A California Supreme Court decision three years ago was supposed to be the final word on former Gov. Jerry Brown’s marquee pension limit law, but judges are still sorting it out — and making decisions that could mean thousands of dollars a year to government retirees.
Last week a state appeals court affirmed a Ventura County Employees’ Retirement Association’s decision undoing a perk that had allowed government workers to increase their pensions in a way banned by Brown’s 2013 law.
The changes add up. Ventura’s retirement fund has estimated that some retirees could lose a couple hundred dollars a month once it complies with the pension law and begins adjusting its vacation “cashout” policy and striking some other incentives, according to the Ventura County Star.
Some of those affected retirees are urging the pension board to instead apply the new rules only to people who left civil service after 2020 — when the state Supreme Court upheld Brown’s law — rather than when the law itself took effect a decade ago.

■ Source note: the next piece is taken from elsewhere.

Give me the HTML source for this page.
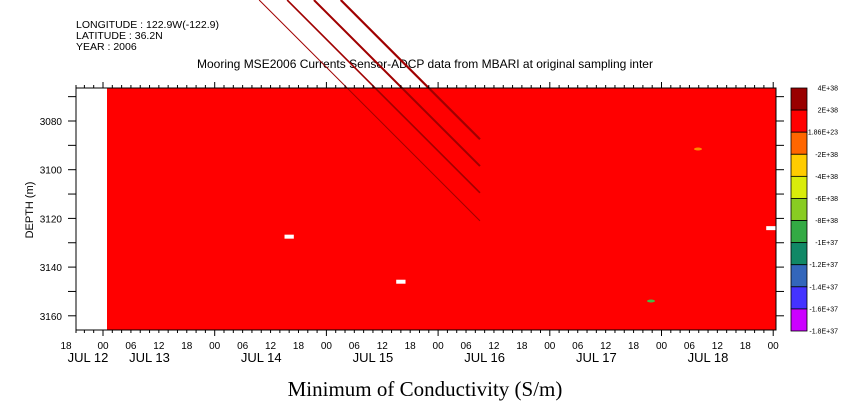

That’s in keeping with policies several other retirement boards have adopted.
“This can be the difference between whether they eat or pay a utility bill or purchase a prescription they need,” Tracey Pirie, a retired Ventura County Sheriff’s Department manager, told the board that oversees her pension fund earlier this week.
When the California Supreme Court upheld Brown’s Public Employees’ Pension Reform Act in July of 2020, it directed the state’s 20 county-run pension funds to comply with it.
The law reduced the potential retirement income of government employees hired after 2013 by changing pension formulas. It also restricted a variety of financial incentives that had counted toward workers’ pensions, including standby pay and large amounts of accrued vacation.
Since the 2020 decision, county funds have been recalculating how much they owe members whose pensions were calculated with the incentives that Brown’s law capped.
The process proved to be exceedingly complex. Pension funds in Sacramento and Los Angeles counties, for instance, this month reported they’re still making adjustments. In some cases, retirees are getting money back because they paid into the system for benefits they won’t receive.
The Ventura case at the 2nd District Court of Appeals turned on a narrow question: How many hours of leave could employees cash out in their final years on the job and apply toward the formula that determines their monthly pension income.
The 2013 law caps that amount at the number of hours an employee accrues in one year and is permitted to cash out. For instance, employees who accrue 200 hours of leave in one year could cash out that amount of time and apply the extra income toward their pension if their contract allows it.
Until 2020, the Ventura fund permitted workers to choose a 12- or 36-month period to calculate their average income. Those dates did not have to align with a calendar year, and an employee over a 12-month period could cash out unused hours of personal leave in amounts that exceeded a single year’s vacation buydown allowance.
The appeals court upheld the Ventura retirement fund’s decision to prohibit such “straddling. — or, as the Ventura retirement fund’s attorney Ashley Dunning labeled it, “pension spiking.”
A group of retirees sought to retain the previous policy, arguing that Ventura County’s leave cashout policies were already more stringent than state law allows. For instance, the lawsuit named retired Ventura County Counsel Leroy Smith, who accrued 368 hours of leave each year. The county capped his pensionable leave cashout at 200 hours in one year, which was far less than the time off he accrued every year.
David Mastagni, a Sacramento lawyer who represents public safety unions and argued on their behalf in the 2020 pension case at the California Supreme Court, characterized the appeals court ruling as narrow. He said several other disputes are unfolding around the state on similarly niche questions.
He also said current employees could bargain to lift the amount of hours they can cashout in a single year, which would create a situation in which someone like Smith could have counted more hours toward his pension formula.
“The ironic thing is if in their next contract the union negotiates that they can cash out an additional 40 hours per year, then it’s going to be perfectly legal,” he said.